EXERCISE GOAL: Could you transcribe the material below exactly, without leaving out a single line?

---------- SOURCE EXCERPT

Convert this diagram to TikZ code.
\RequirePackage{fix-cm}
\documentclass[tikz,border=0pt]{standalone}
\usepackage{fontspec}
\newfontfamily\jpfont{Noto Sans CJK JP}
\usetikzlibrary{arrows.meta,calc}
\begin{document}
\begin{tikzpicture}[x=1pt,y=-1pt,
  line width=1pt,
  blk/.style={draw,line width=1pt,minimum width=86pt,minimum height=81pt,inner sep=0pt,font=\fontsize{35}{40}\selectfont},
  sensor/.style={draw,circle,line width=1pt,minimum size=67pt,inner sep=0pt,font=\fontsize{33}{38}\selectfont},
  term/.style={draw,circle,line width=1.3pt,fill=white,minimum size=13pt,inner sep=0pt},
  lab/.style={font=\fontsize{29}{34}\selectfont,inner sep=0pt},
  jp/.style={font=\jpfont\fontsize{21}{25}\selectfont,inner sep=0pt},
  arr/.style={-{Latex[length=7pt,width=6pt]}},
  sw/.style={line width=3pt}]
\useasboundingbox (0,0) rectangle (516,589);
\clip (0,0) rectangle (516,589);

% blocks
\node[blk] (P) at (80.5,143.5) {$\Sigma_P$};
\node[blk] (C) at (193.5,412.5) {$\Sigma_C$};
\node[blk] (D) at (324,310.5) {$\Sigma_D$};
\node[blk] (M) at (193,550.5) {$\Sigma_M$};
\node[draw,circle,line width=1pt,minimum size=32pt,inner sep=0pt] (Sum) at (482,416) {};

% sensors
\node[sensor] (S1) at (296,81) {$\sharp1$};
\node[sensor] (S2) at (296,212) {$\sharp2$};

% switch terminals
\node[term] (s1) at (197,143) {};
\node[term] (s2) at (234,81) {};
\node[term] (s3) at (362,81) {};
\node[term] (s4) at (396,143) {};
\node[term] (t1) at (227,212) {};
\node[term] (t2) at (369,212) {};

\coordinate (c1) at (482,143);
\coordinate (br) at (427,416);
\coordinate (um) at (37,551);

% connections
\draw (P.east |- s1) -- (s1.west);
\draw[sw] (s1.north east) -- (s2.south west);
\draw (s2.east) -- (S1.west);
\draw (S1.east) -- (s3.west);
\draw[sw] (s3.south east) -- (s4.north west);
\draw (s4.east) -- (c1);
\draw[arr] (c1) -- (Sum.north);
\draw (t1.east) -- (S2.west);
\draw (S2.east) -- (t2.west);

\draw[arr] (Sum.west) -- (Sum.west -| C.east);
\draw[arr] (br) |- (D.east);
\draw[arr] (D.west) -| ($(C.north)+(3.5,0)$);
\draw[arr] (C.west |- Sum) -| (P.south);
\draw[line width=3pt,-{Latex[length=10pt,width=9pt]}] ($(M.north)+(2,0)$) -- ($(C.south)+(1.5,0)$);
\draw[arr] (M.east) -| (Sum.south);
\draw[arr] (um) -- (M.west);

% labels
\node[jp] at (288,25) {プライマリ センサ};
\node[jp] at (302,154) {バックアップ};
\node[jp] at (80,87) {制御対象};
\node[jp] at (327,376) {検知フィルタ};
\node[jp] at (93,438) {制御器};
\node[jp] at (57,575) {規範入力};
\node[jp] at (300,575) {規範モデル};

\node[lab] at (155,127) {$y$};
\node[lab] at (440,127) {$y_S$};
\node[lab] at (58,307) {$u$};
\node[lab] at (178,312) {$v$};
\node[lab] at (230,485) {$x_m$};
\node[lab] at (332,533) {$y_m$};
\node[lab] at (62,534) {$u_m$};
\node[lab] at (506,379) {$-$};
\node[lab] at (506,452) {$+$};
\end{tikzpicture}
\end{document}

--------------------

RESULT:
Convert this diagram to TikZ code.
\RequirePackage{fix-cm}
\documentclass[tikz,border=0pt]{standalone}
\usepackage{fontspec}
\newfontfamily\jpfont{Noto Sans CJK JP}
\usetikzlibrary{arrows.meta,calc}
\begin{document}
\begin{tikzpicture}[x=1pt,y=-1pt,
  line width=1pt,
  blk/.style={draw,line width=1pt,minimum width=86pt,minimum height=81pt,inner sep=0pt,font=\fontsize{35}{40}\selectfont},
  sensor/.style={draw,circle,line width=1pt,minimum size=67pt,inner sep=0pt,font=\fontsize{33}{38}\selectfont},
  term/.style={draw,circle,line width=1.3pt,fill=white,minimum size=13pt,inner sep=0pt},
  lab/.style={font=\fontsize{29}{34}\selectfont,inner sep=0pt},
  jp/.style={font=\jpfont\fontsize{21}{25}\selectfont,inner sep=0pt},
  arr/.style={-{Latex[length=7pt,width=6pt]}},
  sw/.style={line width=3pt}]
\useasboundingbox (0,0) rectangle (516,589);
\clip (0,0) rectangle (516,589);

% blocks
\node[blk] (P) at (80.5,143.5) {$\Sigma_P$};
\node[blk] (C) at (193.5,412.5) {$\Sigma_C$};
\node[blk] (D) at (324,310.5) {$\Sigma_D$};
\node[blk] (M) at (193,550.5) {$\Sigma_M$};
\node[draw,circle,line width=1pt,minimum size=32pt,inner sep=0pt] (Sum) at (482,416) {};

% sensors
\node[sensor] (S1) at (296,81) {$\sharp1$};
\node[sensor] (S2) at (296,212) {$\sharp2$};

% switch terminals
\node[term] (s1) at (197,143) {};
\node[term] (s2) at (234,81) {};
\node[term] (s3) at (362,81) {};
\node[term] (s4) at (396,143) {};
\node[term] (t1) at (227,212) {};
\node[term] (t2) at (369,212) {};

\coordinate (c1) at (482,143);
\coordinate (br) at (427,416);
\coordinate (um) at (37,551);

% connections
\draw (P.east |- s1) -- (s1.west);
\draw[sw] (s1.north east) -- (s2.south west);
\draw (s2.east) -- (S1.west);
\draw (S1.east) -- (s3.west);
\draw[sw] (s3.south east) -- (s4.north west);
\draw (s4.east) -- (c1);
\draw[arr] (c1) -- (Sum.north);
\draw (t1.east) -- (S2.west);
\draw (S2.east) -- (t2.west);

\draw[arr] (Sum.west) -- (Sum.west -| C.east);
\draw[arr] (br) |- (D.east);
\draw[arr] (D.west) -| ($(C.north)+(3.5,0)$);
\draw[arr] (C.west |- Sum) -| (P.south);
\draw[line width=3pt,-{Latex[length=10pt,width=9pt]}] ($(M.north)+(2,0)$) -- ($(C.south)+(1.5,0)$);
\draw[arr] (M.east) -| (Sum.south);
\draw[arr] (um) -- (M.west);

% labels
\node[jp] at (288,25) {プライマリ センサ};
\node[jp] at (302,154) {バックアップ};
\node[jp] at (80,87) {制御対象};
\node[jp] at (327,376) {検知フィルタ};
\node[jp] at (93,438) {制御器};
\node[jp] at (57,575) {規範入力};
\node[jp] at (300,575) {規範モデル};

\node[lab] at (155,127) {$y$};
\node[lab] at (440,127) {$y_S$};
\node[lab] at (58,307) {$u$};
\node[lab] at (178,312) {$v$};
\node[lab] at (230,485) {$x_m$};
\node[lab] at (332,533) {$y_m$};
\node[lab] at (62,534) {$u_m$};
\node[lab] at (506,379) {$-$};
\node[lab] at (506,452) {$+$};
\end{tikzpicture}
\end{document}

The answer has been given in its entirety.